Proud Moments: Philly Once Led The Charge To Waterboard The Mentally Ill

haskellThere’s an interesting piece over at The Huffington Post today, which talks about waterboarding’s secret history as a “treatment” for the insane in the 1800s. As it turns out, much of what we know about the practice in those days centers around a Philly businessman of the day named Ebenezer Haskell (pictured), who worked in Old City and was institutionalized numerous times. Haskell came to write a book about his experiences when he was an older man, and ouch, what an experience it was:

In 1867, Ebenezer Haskell, a leading businessman in Philadelphia, was admitted for the third time to the Pennsylvania Hospital for the Insane.
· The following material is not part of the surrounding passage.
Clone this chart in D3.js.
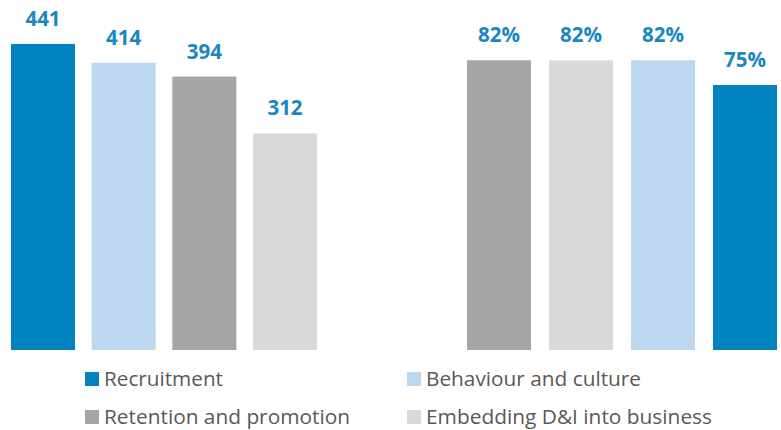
<!DOCTYPE html>
<html>
<head>
<meta charset="utf-8">
<script src="https://cdn.jsdelivr.net/npm/d3@7"></script>
<style>
  html, body { margin: 0; padding: 0; background: #ffffff; }
  svg { display: block; }
</style>
</head>
<body>
<svg id="chart" width="781" height="430"></svg>
<script>
// Focus areas shown in both panels
const categories = ["Recruitment", "Behaviour and culture", "Retention and promotion", "Embedding D&I into business"];
const colors = ["#0083BE", "#BDD7EE", "#A6A6A6", "#D9D9D9"];

// Left panel: counts
const countCategories = ["Recruitment", "Behaviour and culture", "Retention and promotion", "Embedding D&I into business"];
const countValues = [441, 414, 394, 312];

// Right panel: percentages
const pctCategories = ["Retention and promotion", "Embedding D&I into business", "Behaviour and culture", "Recruitment"];
const pctValues = [82, 82, 82, 75];

const svg = d3.select("#chart");
const color = d3.scaleOrdinal().domain(categories).range(colors);
const labelColor = "#1A87C0";
const baseline = 350;
const fontFamily = "'Open Sans', Lato, sans-serif";

function panel(cats, vals, xRange, padInner, yMax, yTop, fmt) {
  const x = d3.scaleBand().domain(cats).range(xRange).paddingInner(padInner).paddingOuter(0);
  const y = d3.scaleLinear().domain([0, yMax]).range([baseline, yTop]);
  const data = cats.map((c, i) => ({ c, v: vals[i] }));
  const g = svg.append("g");
  g.selectAll("rect").data(data).join("rect")
    .attr("x", d => x(d.c))
    .attr("width", x.bandwidth())
    .attr("y", d => y(d.v))
    .attr("height", d => y(0) - y(d.v))
    .attr("fill", d => color(d.c));
  g.selectAll("text").data(data).join("text")
    .attr("x", d => x(d.c) + x.bandwidth() / 2)
    .attr("y", d => y(d.v) - 18)
    .attr("text-anchor", "middle")
    .attr("font-family", fontFamily)
    .attr("font-weight", 700)
    .attr("font-size", 20.5)
    .attr("fill", labelColor)
    .text(d => fmt(d.v));
}

panel(countCategories, countValues, [11, 317], 0.2066, 500, 3, d => d3.format("d")(d));
panel(pctCategories, pctValues, [467, 777], 0.2195, 100, -3.3, d => d + "%");

// Legend, two columns by two rows
const legendPos = [
  { x: 85, y: 372 }, { x: 407, y: 372 },
  { x: 85, y: 410 }, { x: 407, y: 410 }
];
const legendWidths = [119, 215, 246, 286];
const lg = svg.append("g").selectAll("g").data(categories).join("g")
  .attr("transform", (d, i) => `translate(${legendPos[i].x},${legendPos[i].y})`);
lg.append("rect").attr("width", 14).attr("height", 14).attr("fill", d => color(d));
lg.append("text")
  .attr("x", 19)
  .attr("y", 14.2)
  .attr("font-family", fontFamily)
  .attr("font-size", 20)
  .attr("fill", "#595959")
  .attr("textLength", (d, i) => legendWidths[i])
  .attr("lengthAdjust", "spacingAndGlyphs")
  .text(d => d);
</script>
</body>
</html>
This was Haskell’s third admission because he was far from dull and he had a penchant for escaping. When he’d be out a few months, the authorities would find him, arrest him, and return him to the asylum. Meanwhile, he wrote and published with his own money a small book that described his time in the lunatic asylum and the later trial in 1868 that declared him completely sane. Small books can often have large import, and so it is with this book by Ebenezer Haskell. [...]
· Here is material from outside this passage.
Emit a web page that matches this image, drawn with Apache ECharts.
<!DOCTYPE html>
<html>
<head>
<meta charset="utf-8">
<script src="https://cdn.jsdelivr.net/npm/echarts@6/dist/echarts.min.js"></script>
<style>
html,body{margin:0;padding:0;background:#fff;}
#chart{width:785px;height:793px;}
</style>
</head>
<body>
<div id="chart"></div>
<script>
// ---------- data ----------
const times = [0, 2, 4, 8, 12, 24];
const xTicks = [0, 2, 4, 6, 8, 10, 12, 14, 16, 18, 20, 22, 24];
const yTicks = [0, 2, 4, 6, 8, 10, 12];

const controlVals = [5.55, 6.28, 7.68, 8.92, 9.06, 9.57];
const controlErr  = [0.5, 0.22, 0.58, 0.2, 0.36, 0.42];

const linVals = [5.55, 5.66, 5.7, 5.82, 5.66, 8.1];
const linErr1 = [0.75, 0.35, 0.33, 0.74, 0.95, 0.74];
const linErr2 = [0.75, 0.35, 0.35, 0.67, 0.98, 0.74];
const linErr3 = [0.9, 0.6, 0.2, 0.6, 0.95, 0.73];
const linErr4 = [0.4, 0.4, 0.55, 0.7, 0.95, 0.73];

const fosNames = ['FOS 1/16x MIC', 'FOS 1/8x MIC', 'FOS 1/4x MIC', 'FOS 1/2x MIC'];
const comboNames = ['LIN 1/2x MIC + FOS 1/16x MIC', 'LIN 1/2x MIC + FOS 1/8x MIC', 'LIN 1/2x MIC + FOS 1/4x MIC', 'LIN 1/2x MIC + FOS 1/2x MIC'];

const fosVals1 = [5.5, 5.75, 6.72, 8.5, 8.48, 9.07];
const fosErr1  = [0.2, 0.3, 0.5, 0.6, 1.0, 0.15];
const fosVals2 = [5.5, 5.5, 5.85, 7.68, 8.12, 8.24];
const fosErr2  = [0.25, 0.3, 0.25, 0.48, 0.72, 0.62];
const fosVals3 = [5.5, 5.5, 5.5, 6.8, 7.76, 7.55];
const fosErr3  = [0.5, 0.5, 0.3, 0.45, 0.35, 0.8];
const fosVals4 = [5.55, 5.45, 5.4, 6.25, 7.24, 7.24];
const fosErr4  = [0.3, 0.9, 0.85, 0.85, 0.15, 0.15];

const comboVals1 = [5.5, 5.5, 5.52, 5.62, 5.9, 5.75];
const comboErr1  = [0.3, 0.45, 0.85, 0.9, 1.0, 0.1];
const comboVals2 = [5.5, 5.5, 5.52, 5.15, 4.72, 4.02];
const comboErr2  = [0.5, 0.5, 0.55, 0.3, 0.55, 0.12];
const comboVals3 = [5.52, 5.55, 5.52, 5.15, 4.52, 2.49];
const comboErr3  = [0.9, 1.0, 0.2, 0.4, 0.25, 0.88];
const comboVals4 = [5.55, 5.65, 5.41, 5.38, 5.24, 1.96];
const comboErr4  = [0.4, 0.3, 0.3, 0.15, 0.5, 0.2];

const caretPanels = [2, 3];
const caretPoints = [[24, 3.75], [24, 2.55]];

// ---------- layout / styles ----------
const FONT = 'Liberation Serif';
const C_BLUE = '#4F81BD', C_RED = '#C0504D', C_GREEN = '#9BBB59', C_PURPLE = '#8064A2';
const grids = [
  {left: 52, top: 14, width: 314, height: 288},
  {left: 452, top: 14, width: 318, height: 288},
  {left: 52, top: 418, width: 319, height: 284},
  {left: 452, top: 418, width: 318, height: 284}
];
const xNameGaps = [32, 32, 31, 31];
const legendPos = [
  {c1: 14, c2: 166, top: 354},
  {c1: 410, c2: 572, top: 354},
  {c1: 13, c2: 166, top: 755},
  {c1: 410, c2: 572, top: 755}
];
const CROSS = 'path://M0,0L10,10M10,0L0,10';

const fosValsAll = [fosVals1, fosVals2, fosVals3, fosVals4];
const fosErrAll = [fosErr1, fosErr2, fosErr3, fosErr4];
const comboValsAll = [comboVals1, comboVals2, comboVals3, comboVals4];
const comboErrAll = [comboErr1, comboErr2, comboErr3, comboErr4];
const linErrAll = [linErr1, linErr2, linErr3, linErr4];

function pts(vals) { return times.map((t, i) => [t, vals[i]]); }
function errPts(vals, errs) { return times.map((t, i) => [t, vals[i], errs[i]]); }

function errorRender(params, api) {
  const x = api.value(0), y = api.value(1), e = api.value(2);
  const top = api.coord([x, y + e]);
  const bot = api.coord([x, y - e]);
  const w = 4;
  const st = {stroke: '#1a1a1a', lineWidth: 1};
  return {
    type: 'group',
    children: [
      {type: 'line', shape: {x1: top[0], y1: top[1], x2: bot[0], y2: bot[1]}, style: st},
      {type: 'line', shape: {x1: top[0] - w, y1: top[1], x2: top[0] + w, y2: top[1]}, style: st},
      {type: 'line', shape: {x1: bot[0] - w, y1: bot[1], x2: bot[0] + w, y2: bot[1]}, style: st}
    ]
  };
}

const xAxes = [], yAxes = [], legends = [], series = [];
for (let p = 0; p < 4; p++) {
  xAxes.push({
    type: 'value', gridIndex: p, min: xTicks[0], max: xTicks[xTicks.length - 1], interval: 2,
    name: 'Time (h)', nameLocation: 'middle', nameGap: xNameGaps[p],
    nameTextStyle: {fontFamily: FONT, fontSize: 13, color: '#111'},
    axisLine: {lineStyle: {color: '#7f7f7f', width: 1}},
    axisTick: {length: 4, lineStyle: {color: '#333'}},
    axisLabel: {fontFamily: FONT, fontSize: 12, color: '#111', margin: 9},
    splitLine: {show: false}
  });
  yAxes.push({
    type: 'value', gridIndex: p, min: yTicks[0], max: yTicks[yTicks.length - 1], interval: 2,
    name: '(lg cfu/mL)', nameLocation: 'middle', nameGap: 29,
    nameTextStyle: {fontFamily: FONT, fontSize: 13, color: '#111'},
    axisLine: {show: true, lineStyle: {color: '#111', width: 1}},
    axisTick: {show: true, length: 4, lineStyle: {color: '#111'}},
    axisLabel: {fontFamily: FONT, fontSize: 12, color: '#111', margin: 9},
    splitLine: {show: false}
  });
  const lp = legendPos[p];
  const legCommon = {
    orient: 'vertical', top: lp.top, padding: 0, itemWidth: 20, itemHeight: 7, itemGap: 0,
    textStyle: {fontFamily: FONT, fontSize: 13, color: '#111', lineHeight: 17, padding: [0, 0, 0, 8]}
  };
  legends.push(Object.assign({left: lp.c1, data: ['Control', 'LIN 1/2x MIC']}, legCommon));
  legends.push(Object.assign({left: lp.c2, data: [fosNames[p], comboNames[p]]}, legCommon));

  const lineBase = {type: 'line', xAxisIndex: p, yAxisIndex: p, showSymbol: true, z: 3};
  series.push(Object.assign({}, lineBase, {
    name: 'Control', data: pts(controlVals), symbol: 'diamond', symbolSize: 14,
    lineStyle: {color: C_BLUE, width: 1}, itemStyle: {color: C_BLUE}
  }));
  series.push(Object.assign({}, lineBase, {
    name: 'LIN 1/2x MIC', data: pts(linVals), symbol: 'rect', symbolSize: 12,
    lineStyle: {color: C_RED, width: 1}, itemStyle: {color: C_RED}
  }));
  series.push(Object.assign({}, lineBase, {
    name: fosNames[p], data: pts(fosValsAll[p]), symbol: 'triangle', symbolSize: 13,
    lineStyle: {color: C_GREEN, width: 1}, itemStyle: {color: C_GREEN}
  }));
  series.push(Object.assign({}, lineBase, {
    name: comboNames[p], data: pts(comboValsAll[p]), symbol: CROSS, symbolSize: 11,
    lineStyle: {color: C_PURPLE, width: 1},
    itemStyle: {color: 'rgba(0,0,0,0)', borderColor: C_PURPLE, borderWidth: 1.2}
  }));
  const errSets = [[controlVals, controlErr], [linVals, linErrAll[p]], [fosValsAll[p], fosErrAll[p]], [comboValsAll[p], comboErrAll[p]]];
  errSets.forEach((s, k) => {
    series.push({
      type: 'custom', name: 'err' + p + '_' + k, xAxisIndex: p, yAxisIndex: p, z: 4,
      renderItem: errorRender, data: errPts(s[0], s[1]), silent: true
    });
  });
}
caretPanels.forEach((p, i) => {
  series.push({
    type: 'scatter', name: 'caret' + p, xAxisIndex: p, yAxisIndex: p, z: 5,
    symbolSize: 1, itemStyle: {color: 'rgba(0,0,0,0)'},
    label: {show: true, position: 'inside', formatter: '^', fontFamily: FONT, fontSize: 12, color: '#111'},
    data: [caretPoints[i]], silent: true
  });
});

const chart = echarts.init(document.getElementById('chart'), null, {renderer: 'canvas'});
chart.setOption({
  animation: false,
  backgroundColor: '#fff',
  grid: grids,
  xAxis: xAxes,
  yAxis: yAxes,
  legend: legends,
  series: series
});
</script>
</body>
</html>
The spread-eagle cure, common in 1867, reveals a few things about public attitudes towards madness. The “cure” was no cure at all, simply a procedure applied to terrorize patients–especially when they were disorderly. The patient was stripped naked, thrown on the floor on his back, and then his arms and legs each gripped by one of a team of four men. The patient’s limbs were stretched out to keep him immobilized. A fifth man, a “doctor” (more often an orderly), would then stand on a chair or table at the head of the patient and pour a series of buckets of cold water on the patient’s face until the patient nearly drowned. After the treatment, the patient was returned to his dungeon supposedly “cured” of all disease, including lunacy.

Geez Louise. Haskell’s book, The Trial of Ebenezer Haskell, in Lunacy, and His Acquittal Before Judge Brewster is up online at Google Books. And it seems like it’s something else.
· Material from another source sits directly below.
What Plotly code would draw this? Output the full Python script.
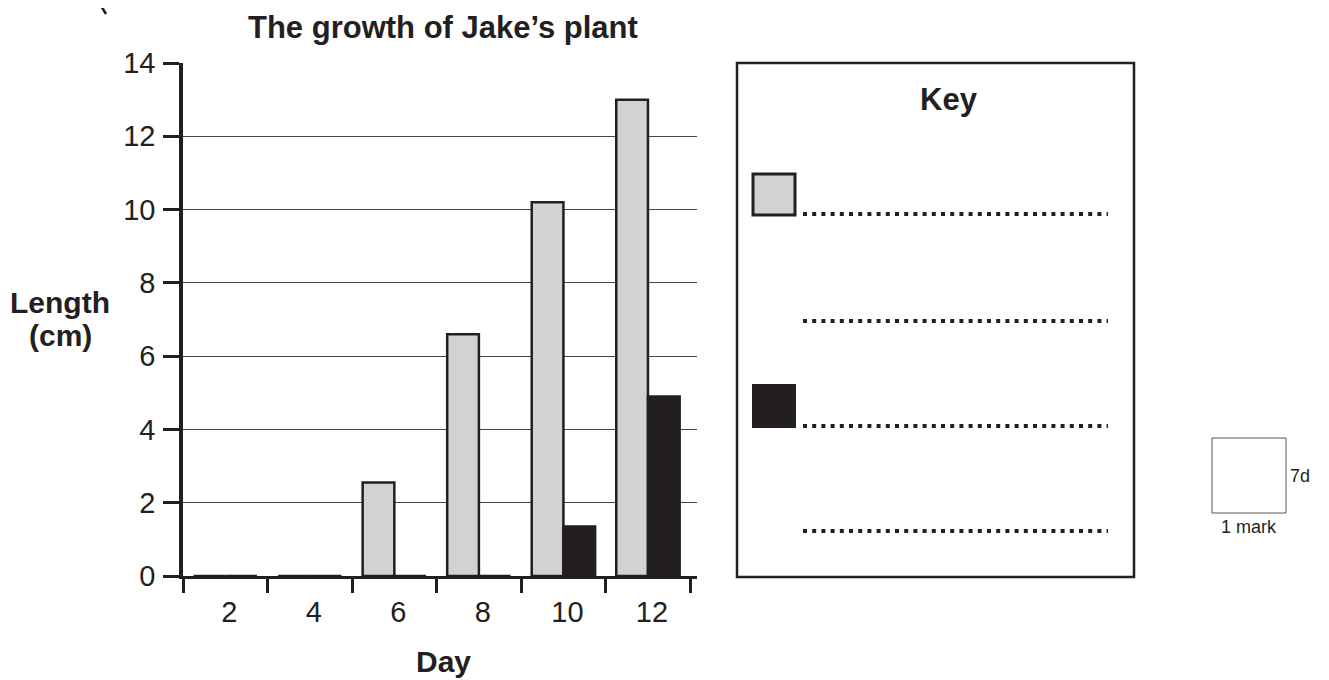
import plotly.graph_objects as go

days = ["2", "4", "6", "8", "10", "12"]
grey_series = [0, 0, 2.55, 6.6, 10.2, 13.0]
black_series = [0, 0, 0, 0, 1.35, 4.9]
y_ticks = [0, 2, 4, 6, 8, 10, 12, 14]

W, H = 1329, 680
OFF = 8  # page body margin
L, R, T, B = 183, 697, 63, 576
DARK = "#231f20"
GREY = "#d1d2d4"
FONT = "Liberation Sans"


def px(x):
    return (x - L) / (R - L)


def py(y):
    return (B - y) / (B - T)


fig = go.Figure()
fig.add_trace(go.Bar(x=days, y=grey_series, marker=dict(color=GREY, line=dict(color=DARK, width=2.5)), showlegend=False))
fig.add_trace(go.Bar(x=days, y=black_series, marker=dict(color=DARK, line=dict(color=DARK, width=2.5)), showlegend=False))

shapes = []
shapes.append(dict(type="rect", xref="paper", yref="paper", x0=px(737), x1=px(1134), y0=py(577), y1=py(63),
                   line=dict(color=DARK, width=2.5), fillcolor="rgba(0,0,0,0)"))
shapes.append(dict(type="rect", xref="paper", yref="paper", x0=px(753), x1=px(795), y0=py(215), y1=py(174),
                   line=dict(color=DARK, width=3), fillcolor=GREY))
shapes.append(dict(type="rect", xref="paper", yref="paper", x0=px(752), x1=px(796), y0=py(428), y1=py(384),
                   line=dict(color=DARK, width=0), fillcolor=DARK))
for yy in [214, 321, 426, 531]:
    shapes.append(dict(type="line", xref="paper", yref="paper", x0=px(803), x1=px(1108), y0=py(yy), y1=py(yy),
                       line=dict(color=DARK, width=4, dash="4px,5.2px")))
shapes.append(dict(type="rect", xref="paper", yref="paper", x0=px(1212), x1=px(1286), y0=py(513), y1=py(438),
                   line=dict(color="#555555", width=1), fillcolor="rgba(0,0,0,0)"))
shapes.append(dict(type="path", xref="paper", yref="paper",
                   path=f"M {px(97)} {py(0)} L {px(103)} {py(9)} L {px(106)} {py(14)}",
                   line=dict(color=DARK, width=2.5)))


def label(text, x, y, size, xanchor="center"):
    return dict(text=text, x=px(x), y=py(y), xref="paper", yref="paper", xanchor=xanchor, yanchor="middle",
                showarrow=False, font=dict(size=size, color=DARK, family=FONT))


annotations = [
    label("<b>The growth of Jake’s plant</b>", 443, 27, 31),
    label("<b>Length</b>", 60, 302, 30),
    label("<b>(cm)</b>", 60, 335, 30),
    label("<b>Day</b>", 443, 661, 30),
    label("<b>Key</b>", 949, 99, 31),
    label("7d", 1288, 476, 18, xanchor="left"),
    label("1 mark", 1249, 527, 18),
]

fig.update_layout(
    width=W, height=H,
    margin=dict(l=L - OFF, r=W - R + OFF, t=T - OFF, b=H - B + OFF, pad=0),
    paper_bgcolor="white", plot_bgcolor="white",
    barmode="group", bargap=0.25, bargroupgap=0,
    shapes=shapes, annotations=annotations,
    font=dict(family=FONT, color=DARK),
    xaxis=dict(type="category", range=[-0.5, 5.58], tickson="boundaries", ticks="outside", ticklen=14,
               tickwidth=2.5, tickcolor=DARK, showline=True, linecolor=DARK, linewidth=3,
               showgrid=False, ticklabelstandoff=8, ticklabelshift=4,
               tickfont=dict(size=29, family=FONT, color=DARK), fixedrange=True),
    yaxis=dict(range=[0, 14], tickvals=y_ticks, ticks="outside", ticklen=16, tickwidth=2.5, tickcolor=DARK,
               showline=True, linecolor=DARK, linewidth=3.5, showgrid=True, gridcolor="#444444", gridwidth=1,
               zeroline=False, ticklabelstandoff=2,
               tickfont=dict(size=29, family=FONT, color=DARK), fixedrange=True),
)

fig.write_html("out.html")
One Response to “Proud Moments: Philly Once Led The Charge To Waterboard The Mentally Ill”

  1. mark segal Says:

    Strangely enough Pennsylvania kept up the tradition of torture to it’s patients particularly gay men with “aversion therapy” way into the 1970’s. Hearings were held in the Pennsylvania House under House Leader Rep. Fineman. The offense happened at Eastern Pennsylvania Psychiatric Institute, known as EPPI.